世界の医療現場に触れ、課題が見えてきた。

なかじま・ゆうこ●1982年、東京都生まれ。世界一周旅行から帰国後、全国で講演会・写真展を開催。現在は長野の病院で救命救急医として勤務中。今年、自身が考えたビジネスプランが「信州ベンチャーコンテスト」でグランプリを受賞した。

撮影・森山祐子

 ネパール、インド、キューバ、ボリビア、エチオピア……。3年間で52カ国を旅した女性の旅行記、とは微妙に違う。中島侑子さんは、現在長野の病院で働く救命救急医だ。研修医修了後、通常ならそのまま医者になるところで一度立ち止まって、世界一周の旅に出た。

「当初は1年だけの予定だったんですが全然終われなくて……。出国したとき、絶対に行きたいと思っていたのは、中東とアフリカと中南米。スタートした中国から西に向かい、トルコからヨーロッパに飛んだところで1年目が終わり、行きたいところにまだまだ行けていなかったんです。旅の間は観光地に行くよりも現地のかたと触れ合ったりホームステイした日に最も、『素晴らしい一日だった』と思えたんですね。そうなると予定がスムーズに進まなくて、1カ国に1カ月ほど滞在するスタイルに」

 きっかけは医学部6年生の春に人生初の一人旅でタイに行ったときのこと。行く前は不安だったけれど想像以上に楽しめたし、また人生を自由に謳歌しているたくさんの旅人に出会った。卒業後の進路を考えるうち、決められたレールの上を歩いているような感覚を怖いと思い、研修医を修了したら世界一周の旅に出よう、と決意。そして旅の間じゅう記録していたブログが、この本の素となった。

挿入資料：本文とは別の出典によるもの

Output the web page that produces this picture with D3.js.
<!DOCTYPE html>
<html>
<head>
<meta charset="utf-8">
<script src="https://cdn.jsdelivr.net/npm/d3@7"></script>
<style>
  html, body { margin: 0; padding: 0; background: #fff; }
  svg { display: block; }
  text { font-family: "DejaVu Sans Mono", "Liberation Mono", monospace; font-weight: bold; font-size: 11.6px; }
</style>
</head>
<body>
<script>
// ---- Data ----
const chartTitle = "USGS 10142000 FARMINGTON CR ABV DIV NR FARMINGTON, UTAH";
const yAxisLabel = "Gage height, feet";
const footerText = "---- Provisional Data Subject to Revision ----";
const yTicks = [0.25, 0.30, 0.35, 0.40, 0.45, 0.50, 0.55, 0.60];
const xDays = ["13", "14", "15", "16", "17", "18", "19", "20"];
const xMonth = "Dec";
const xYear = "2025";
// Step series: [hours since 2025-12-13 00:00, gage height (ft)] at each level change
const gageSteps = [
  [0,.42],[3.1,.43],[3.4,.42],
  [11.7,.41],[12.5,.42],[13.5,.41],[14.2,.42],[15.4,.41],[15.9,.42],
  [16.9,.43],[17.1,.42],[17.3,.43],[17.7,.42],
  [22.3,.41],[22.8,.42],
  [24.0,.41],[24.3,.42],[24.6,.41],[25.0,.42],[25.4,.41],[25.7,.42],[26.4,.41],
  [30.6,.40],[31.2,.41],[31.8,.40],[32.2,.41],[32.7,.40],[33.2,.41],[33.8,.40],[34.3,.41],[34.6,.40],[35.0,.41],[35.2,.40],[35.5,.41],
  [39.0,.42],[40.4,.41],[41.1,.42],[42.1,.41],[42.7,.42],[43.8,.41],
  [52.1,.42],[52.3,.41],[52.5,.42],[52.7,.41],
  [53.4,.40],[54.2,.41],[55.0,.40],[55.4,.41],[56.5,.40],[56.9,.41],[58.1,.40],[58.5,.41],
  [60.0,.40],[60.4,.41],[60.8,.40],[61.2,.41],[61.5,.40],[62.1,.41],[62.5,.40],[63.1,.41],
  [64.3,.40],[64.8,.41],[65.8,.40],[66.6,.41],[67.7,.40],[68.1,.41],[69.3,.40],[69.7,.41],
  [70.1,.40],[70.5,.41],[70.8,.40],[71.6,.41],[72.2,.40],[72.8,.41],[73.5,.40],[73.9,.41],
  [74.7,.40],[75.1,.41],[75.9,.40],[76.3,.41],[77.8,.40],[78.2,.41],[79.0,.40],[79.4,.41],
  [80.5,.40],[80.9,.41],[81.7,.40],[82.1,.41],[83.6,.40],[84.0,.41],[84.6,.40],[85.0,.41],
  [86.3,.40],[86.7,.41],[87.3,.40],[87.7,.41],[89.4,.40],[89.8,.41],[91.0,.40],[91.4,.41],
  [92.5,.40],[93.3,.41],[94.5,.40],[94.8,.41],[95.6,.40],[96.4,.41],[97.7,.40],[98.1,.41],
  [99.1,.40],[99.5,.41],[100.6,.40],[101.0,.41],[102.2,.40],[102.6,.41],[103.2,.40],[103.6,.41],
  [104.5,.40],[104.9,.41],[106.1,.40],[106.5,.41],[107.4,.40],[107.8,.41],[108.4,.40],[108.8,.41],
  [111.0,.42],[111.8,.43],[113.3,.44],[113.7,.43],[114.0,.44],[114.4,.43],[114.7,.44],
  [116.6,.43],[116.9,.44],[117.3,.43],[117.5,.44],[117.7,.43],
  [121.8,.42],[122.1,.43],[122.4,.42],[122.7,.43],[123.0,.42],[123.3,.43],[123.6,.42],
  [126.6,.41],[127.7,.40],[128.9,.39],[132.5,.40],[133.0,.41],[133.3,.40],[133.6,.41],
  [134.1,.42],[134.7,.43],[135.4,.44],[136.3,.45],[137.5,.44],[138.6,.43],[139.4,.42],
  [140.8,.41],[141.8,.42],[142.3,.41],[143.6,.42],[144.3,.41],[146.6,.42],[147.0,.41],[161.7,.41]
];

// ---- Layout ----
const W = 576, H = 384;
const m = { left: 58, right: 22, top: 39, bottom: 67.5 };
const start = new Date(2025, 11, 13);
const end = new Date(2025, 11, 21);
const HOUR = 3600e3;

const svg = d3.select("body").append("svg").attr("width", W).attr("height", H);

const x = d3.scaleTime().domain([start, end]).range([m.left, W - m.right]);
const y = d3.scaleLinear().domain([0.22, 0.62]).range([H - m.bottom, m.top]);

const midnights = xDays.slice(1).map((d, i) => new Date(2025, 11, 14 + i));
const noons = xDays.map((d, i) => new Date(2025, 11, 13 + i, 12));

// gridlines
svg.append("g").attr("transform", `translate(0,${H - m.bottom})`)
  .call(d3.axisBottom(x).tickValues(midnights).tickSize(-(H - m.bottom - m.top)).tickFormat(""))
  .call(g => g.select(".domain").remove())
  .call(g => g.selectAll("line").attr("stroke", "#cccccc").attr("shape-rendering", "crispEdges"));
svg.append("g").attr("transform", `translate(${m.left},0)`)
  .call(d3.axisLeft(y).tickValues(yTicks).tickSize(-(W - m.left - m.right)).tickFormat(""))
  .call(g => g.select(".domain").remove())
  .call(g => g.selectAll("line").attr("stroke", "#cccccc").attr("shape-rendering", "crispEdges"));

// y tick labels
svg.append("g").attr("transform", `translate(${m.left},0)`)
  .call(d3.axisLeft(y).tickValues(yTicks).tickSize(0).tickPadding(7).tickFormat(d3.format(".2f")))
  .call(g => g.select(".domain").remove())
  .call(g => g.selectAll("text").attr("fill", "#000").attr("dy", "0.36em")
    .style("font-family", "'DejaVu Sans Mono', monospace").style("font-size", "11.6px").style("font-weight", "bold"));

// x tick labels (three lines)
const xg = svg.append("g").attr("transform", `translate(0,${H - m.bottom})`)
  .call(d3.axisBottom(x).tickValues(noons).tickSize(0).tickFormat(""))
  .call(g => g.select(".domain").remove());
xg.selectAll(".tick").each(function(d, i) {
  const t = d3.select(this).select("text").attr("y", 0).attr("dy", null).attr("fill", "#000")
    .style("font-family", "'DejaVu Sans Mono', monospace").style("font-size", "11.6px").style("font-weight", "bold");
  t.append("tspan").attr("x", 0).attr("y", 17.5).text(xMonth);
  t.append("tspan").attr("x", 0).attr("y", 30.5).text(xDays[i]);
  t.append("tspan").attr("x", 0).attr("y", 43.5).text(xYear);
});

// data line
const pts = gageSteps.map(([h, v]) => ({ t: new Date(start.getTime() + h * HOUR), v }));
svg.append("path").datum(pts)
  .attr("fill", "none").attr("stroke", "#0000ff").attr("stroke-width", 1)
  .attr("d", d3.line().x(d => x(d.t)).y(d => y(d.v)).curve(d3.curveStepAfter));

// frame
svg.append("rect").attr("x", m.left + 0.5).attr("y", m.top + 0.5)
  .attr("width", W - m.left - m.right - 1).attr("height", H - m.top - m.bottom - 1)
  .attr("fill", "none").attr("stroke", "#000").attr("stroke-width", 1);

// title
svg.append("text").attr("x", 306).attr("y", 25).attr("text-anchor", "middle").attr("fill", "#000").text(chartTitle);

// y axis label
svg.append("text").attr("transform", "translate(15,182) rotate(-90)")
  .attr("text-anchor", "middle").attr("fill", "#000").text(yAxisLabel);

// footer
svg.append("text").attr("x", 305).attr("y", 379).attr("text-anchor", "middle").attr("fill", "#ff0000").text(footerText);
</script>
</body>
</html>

「もともと文章を書くのが好きで、20歳頃から、漠然と“いつか出版したいな”と思っていたんです。でも、何を?と聞かれると決まっていなくて(笑)。帰国後、旅のことだけでまず本の企画書を作りました。最初はこの旅に医療は絡めたくないと思っていたので、旅にテーマを絞ったのですが、どうしても医療のことが気になってしまう自分もいて。その後、どこで何が起きても対応できるスキルを最短で身につけたいと救急の道に進んで1年半が経ち、それなりに技術もついてきたところで、医療エピソードを軸にこの本の企画書を作り直したらすぐに、本にしたい、と言われました」

 本書の中に書かれているネパールの無医村やインドの山奥のシャーマンなど、世界の医療シーンには興味深いものがある。

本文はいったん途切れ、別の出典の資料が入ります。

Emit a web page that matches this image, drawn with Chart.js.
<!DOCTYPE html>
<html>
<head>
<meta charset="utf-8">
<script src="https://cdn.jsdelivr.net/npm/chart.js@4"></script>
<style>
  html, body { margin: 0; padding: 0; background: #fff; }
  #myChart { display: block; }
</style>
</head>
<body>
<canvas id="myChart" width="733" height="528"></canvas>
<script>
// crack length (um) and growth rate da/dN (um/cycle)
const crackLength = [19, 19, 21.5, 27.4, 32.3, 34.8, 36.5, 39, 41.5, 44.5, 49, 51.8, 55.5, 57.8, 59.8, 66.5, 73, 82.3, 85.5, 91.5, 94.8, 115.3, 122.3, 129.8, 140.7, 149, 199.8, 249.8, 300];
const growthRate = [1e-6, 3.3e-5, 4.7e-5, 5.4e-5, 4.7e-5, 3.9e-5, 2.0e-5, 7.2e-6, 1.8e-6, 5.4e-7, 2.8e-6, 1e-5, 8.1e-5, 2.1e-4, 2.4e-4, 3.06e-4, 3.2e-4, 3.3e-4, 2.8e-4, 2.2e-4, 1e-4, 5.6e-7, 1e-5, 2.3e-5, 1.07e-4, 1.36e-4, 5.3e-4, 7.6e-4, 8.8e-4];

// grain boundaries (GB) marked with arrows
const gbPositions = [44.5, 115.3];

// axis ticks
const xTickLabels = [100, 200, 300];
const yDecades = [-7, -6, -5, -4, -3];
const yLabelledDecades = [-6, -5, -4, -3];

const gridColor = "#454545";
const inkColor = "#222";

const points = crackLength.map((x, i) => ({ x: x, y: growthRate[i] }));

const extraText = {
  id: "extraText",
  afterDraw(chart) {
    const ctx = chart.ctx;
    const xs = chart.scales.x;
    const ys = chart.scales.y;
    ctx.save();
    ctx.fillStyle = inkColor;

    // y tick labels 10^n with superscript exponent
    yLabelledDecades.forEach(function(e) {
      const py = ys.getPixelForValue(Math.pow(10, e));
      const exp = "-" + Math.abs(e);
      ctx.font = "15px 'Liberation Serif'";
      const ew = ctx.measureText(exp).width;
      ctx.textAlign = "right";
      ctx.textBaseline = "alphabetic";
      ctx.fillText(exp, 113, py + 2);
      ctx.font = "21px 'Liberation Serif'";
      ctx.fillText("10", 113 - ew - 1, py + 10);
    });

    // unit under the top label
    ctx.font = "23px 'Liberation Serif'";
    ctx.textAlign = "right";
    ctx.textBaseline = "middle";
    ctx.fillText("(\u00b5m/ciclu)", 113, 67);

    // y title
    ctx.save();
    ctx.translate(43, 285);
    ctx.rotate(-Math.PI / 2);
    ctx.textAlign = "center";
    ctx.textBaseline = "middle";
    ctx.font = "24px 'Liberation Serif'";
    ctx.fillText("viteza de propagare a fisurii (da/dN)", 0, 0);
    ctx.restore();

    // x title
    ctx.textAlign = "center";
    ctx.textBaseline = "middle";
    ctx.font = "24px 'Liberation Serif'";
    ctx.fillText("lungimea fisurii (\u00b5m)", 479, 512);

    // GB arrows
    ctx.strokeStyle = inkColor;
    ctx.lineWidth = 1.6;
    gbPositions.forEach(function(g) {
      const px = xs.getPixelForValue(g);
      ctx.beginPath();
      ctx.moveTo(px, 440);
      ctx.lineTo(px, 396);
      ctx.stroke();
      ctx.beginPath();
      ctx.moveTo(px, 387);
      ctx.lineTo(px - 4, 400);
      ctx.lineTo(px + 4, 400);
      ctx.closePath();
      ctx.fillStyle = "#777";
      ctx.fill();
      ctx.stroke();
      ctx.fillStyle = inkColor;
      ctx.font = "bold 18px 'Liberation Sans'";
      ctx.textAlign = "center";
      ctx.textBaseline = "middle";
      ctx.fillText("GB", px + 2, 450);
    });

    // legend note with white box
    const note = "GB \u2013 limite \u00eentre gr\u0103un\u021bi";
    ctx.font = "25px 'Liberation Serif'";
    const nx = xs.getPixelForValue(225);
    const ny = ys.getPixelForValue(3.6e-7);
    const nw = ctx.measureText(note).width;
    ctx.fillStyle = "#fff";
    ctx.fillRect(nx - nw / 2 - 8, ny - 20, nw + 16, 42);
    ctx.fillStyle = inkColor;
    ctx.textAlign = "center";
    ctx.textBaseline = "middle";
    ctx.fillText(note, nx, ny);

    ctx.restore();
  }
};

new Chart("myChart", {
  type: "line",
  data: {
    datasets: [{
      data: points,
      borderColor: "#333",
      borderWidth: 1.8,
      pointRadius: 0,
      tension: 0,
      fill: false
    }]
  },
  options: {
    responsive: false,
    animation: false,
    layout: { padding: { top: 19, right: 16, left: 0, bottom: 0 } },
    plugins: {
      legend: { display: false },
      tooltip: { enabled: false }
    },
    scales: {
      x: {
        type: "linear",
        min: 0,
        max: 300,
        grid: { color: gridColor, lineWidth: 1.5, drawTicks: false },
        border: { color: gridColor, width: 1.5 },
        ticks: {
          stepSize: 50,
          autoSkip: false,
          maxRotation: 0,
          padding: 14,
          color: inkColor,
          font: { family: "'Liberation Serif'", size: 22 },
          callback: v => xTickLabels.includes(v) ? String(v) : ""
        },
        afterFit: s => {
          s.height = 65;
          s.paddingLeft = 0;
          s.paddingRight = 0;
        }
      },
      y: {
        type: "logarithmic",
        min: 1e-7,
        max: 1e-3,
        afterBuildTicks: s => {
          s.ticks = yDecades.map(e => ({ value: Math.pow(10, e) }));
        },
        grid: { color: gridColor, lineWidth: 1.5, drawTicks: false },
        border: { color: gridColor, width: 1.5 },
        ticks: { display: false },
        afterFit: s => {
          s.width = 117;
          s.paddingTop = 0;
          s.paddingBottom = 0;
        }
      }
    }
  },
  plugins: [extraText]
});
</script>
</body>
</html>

「各国の医療現場に触れ、日本の医療が抱える課題を認識しました。ただ私、医者をしつつ違うことをしたいという夢もあって。旅と救急医療を経て、それらを結びつけることがしたいと思ってベンチャーコンテストにも応募しました。あと、今度は救急医療を軸にした本も書きたいんです!」

 次々に夢を叶えていく中島さんのエネルギーが、まぶしい。